Dr. Akira Shah (JSPS Postdoctoral Fellow, Kyoto University) has published a Japanese journal article in volume 54 of Gendai Shisō (Contemporary Thought), titled "Bunkateki nashonarizumu to howaitonesu wo koete: mainoritika riron kara miru ‘kikokushijo’ to ‘gurōbaru eigo’ no kyakkanka" (English translated title: "Transcending Cultural Nationalism and Whiteness: The Objectivization of 'Returnees' and 'Global English' as seen from Minoritization Theory").

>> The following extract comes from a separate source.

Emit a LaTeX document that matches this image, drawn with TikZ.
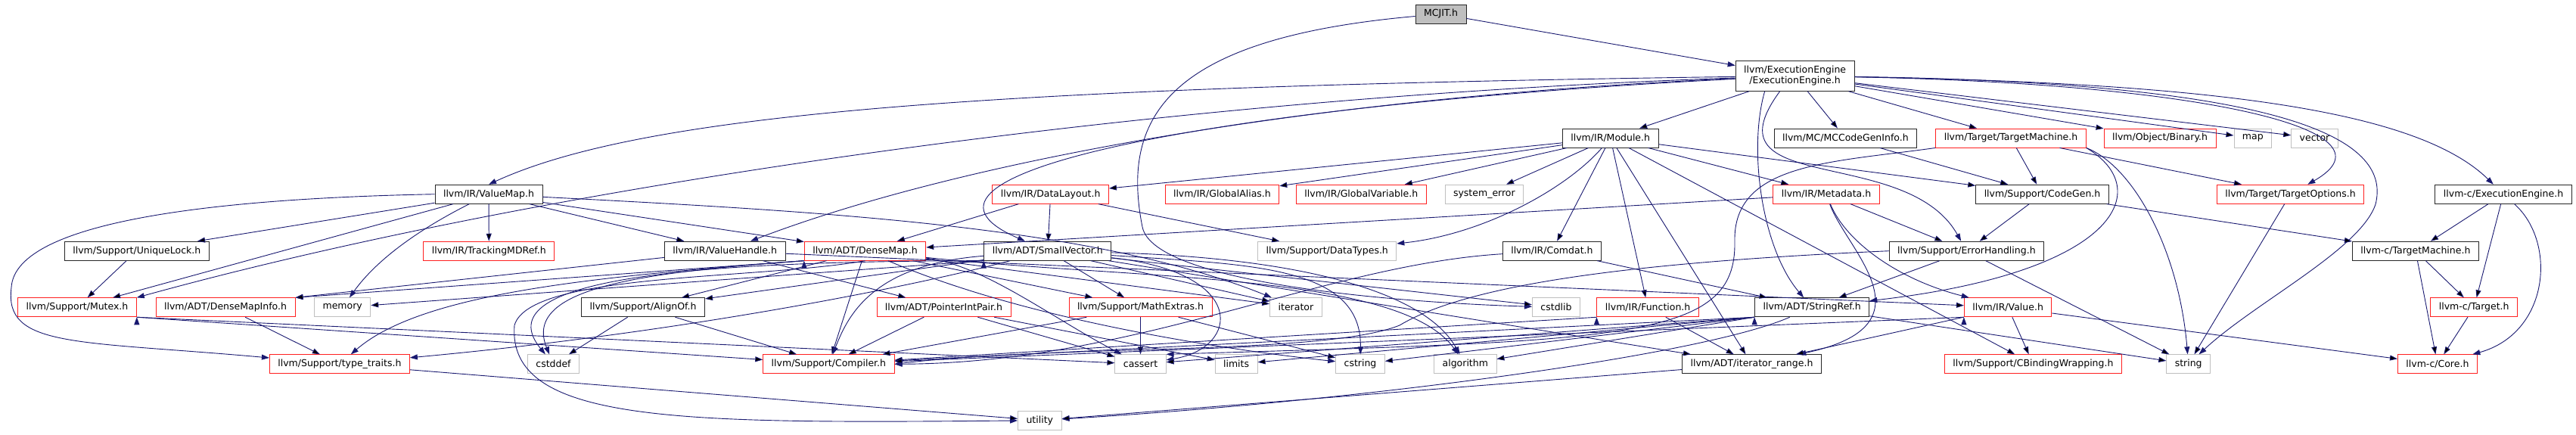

Akira's article further builds on his theory of identity minoritization (published Open Access in Japan Forum) by examining its relationship with both Japanese cultural nationalism, and his more recent work on the social force of whiteness (published Open Access in Anthropology & Education Quarterly). Through the former power, he explores how the category of so-called "kikokushijo" ("Japanese returnees") has been structurally imposed as "objective fact" by the education sector and mainstream Japanese society. The latter influence is then used to illustrate a colonially apologetic, yet determined pressure by internationalist actors to embrace Anglo-American English as “global language” within Japanese higher education.
Produced in print by Seidosha, Akira's paper, along with the latest volume can be found here.

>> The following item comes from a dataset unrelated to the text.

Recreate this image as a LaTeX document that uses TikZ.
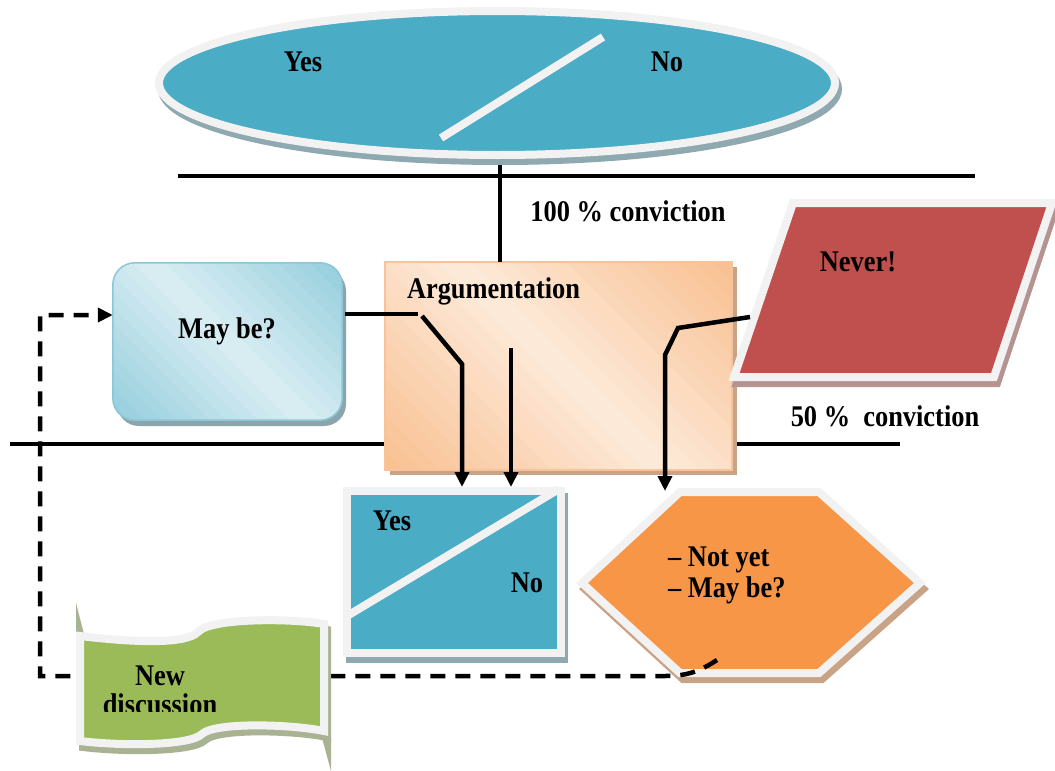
\documentclass[tikz,border=0pt]{standalone}
\usepackage{fontspec}
\setmainfont{Liberation Serif}[FakeStretch=0.88]
\usetikzlibrary{arrows.meta,positioning,calc,shapes.geometric,shadows}
\definecolor{ink}{HTML}{000000}
\definecolor{rim}{HTML}{F2F2F2}
\definecolor{lagoon}{HTML}{4BACC6}
\definecolor{lagoonshade}{HTML}{8EA9B0}
\definecolor{peach}{HTML}{FDEADA}
\definecolor{apricot}{HTML}{F9BF8F}
\definecolor{apricotedge}{HTML}{F8C39B}
\definecolor{apricotshade}{HTML}{C9A386}
\definecolor{ice}{HTML}{DAEEF3}
\definecolor{sky}{HTML}{93CDDD}
\definecolor{skyedge}{HTML}{8DC6D6}
\definecolor{skyshade}{HTML}{8CA4AB}
\definecolor{brick}{HTML}{C0504D}
\definecolor{brickshade}{HTML}{B49391}
\definecolor{tangerine}{HTML}{F79646}
\definecolor{tangerineshade}{HTML}{C9A385}
\definecolor{olive}{HTML}{9BBB59}
\definecolor{oliveshade}{HTML}{A9B394}

\begin{document}
\begin{tikzpicture}[
  x=1pt, y=-1pt,
  font=\bfseries\fontsize{30}{31}\selectfont,
  >={Triangle[length=15pt,width=14pt]},
  link/.style={draw=ink, line width=4.5pt},
  flow/.style={->, link},
  feedback/.style={->, link, dash pattern=on 15pt off 10pt},
  rimmed/.style={draw=rim, line width=8pt},
  lift/.style={drop shadow={shadow xshift=3pt, shadow yshift=-6pt,
               fill=#1, draw=#1, line width=8pt, opacity=1}},
  slash/.style={draw=rim, line width=8pt},
  word/.style={inner sep=0pt, align=center},
  panel/.style={line width=1.5pt}
]
\useasboundingbox (0,0) rectangle (1055,771);

% Votación inicial.
\node[shape=ellipse, minimum width=676pt, minimum height=144pt, inner sep=0pt,
      rimmed, fill=lagoon, lift=lagoonshade] (vote) at (497,83) {};
\draw[slash] ($(vote.center)+(-56,55)$) -- ($(vote.center)+(106,-46)$);
\node[word] (voteyes) at (303,62) {Yes};
\node[word] (voteno) at (667,62) {No};

% Umbrales de convicción.
\draw[link] (178,176) -- (975,176);
\draw[link] (10,444) -- (900,444);
\node[word] (full) at (628,211) {100 \% conviction};
\node[word] (half) at (885,416) {50 \%\ \ conviction};

% Argumentación, degradado en bandas diagonales.
\node[fill=apricotshade, minimum width=347pt, minimum height=208pt]
      (argshadow) at (563.5,371) {};
\node[minimum width=347pt, minimum height=208pt] (arg) at (558.5,366) {};
\begin{scope}
  \clip (arg.south west) rectangle (arg.north east);
  \foreach \k in {0,...,29}{
    \pgfmathsetmacro{\ca}{-277.5+18.5*\k}
    \pgfmathtruncatemacro{\mix}{abs(\ca+9.25)/277.5*100}
    \fill[apricot!\mix!peach, shift={(arg.center)}]
      (\ca-210,-210) -- (\ca+210,210) -- (\ca+231,210) -- (\ca-189,-210) -- cycle;
  }
\end{scope}
\draw[panel, apricotedge] (arg.south west) rectangle (arg.north east);
\node[word, anchor=west] (argtitle) at ($(arg.north west)+(22,30)$) {Argumentation};

\node[fill=skyshade, rounded corners=22pt, minimum width=229pt, minimum height=157pt]
      (maybeshadow) at (231.5,347.5) {};
\node[minimum width=229pt, minimum height=157pt] (maybe) at (227.5,341.5) {};
\begin{scope}
  \clip[rounded corners=22pt] (maybe.south west) rectangle (maybe.north east);
  \foreach \k in {0,...,23}{
    \pgfmathsetmacro{\ca}{-193+16.1*\k}
    \pgfmathtruncatemacro{\mix}{abs(\ca+8.05)/193*100}
    \fill[sky!\mix!ice, shift={(maybe.center)}]
      (\ca-150,-150) -- (\ca+150,150) -- (\ca+168.5,150) -- (\ca-131.5,-150) -- cycle;
  }
\end{scope}
\draw[panel, skyedge, rounded corners=22pt] (maybe.south west) rectangle (maybe.north east);
\node[word] (maybetext) at (227,331) {May be?};

\path[rimmed, fill=brick, lift=brickshade]
  (793,203) -- (1052,203) -- (994,377) -- (734,377) -- cycle;
\node[word] (never) at (858,262) {Never!};

% Resultados.
\node[rimmed, fill=lagoon, lift=lagoonshade, minimum width=214pt,
      minimum height=162pt, inner sep=0pt] (yesno) at (454,572) {};
\draw[slash] ($(yesno.south west)+(4,-41)$) -- ($(yesno.north east)+(-6,2)$);
\node[word] (boxyes) at (392,521) {Yes};
\node[word] (boxno) at (527,583) {No};

\path[rimmed, fill=tangerine, lift=tangerineshade]
  (582,583) -- (680,492) -- (819,492) -- (920,583) -- (819,673) -- (680,673) -- cycle;
\node[word, align=left, anchor=west] (pending) at (668,575) {-- Not yet\\-- May be?};

% Conectores.
\coordinate (stem) at ([xshift=3pt,yshift=-6pt]vote.south);
\draw[link] (stem) -- (stem |- arg.north);
\coordinate (splitL) at (418,314);
\draw[link] ([xshift=3pt]maybe.east |- splitL) -- (splitL);
\coordinate (forkA) at (422,316);
\coordinate (bendA) at (462,364);
\draw[flow] (forkA) -- (bendA) -- (bendA |- yesno.north);
\coordinate (forkB) at (511,348);
\draw[flow] (forkB) -- (forkB |- yesno.north);
\coordinate (neverfoot) at (750,317);
\coordinate (bendC) at (678,328);
\coordinate (bendD) at (665,355);
\coordinate (hextop) at (665,491);
\draw[flow] (neverfoot) -- (bendC) -- (bendD) -- (hextop);

\coordinate (retour) at (717,660);
\coordinate (loopin) at (40,315);
\draw[feedback] (retour) .. controls (700,671) and (688,676) .. (665,676)
  -- (40,676) -- (loopin) -- (loopin -| maybe.west);

% Nueva discusión.
\fill[oliveshade] (76,603) -- (84,634) -- (76,634) -- cycle;
\fill[oliveshade] (322,738) -- (331,738) -- (331,771) -- cycle;
\path[rimmed, fill=olive, lift=oliveshade]
  (80,636) .. controls (130,642) and (185,645) .. (198,632)
  .. controls (210,618) and (290,618) .. (324,624) -- (324,731)
  .. controls (290,724) and (215,722) .. (202,734)
  .. controls (190,746) and (120,746) .. (80,741) -- cycle;
\begin{scope}
  \clip (60,600) rectangle (340,711);
  \node[word, font=\bfseries\fontsize{30}{29}\selectfont] (newtalk) at (160,690) {New\\discussion};
\end{scope}

\end{tikzpicture}
\end{document}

A copy of this volume will also be made available at the Bodleian Japanese Library, located inside the Nissan Institute.
Akira is Japan Society for the Promotion of Science (JSPS) Postdoctoral Fellow at the Graduate School of Education, Kyoto University. He is also Research Affiliate at the School of Anthropology and Museum Ethnography, University of Oxford, and a former doctoral student at the Nissan Institute.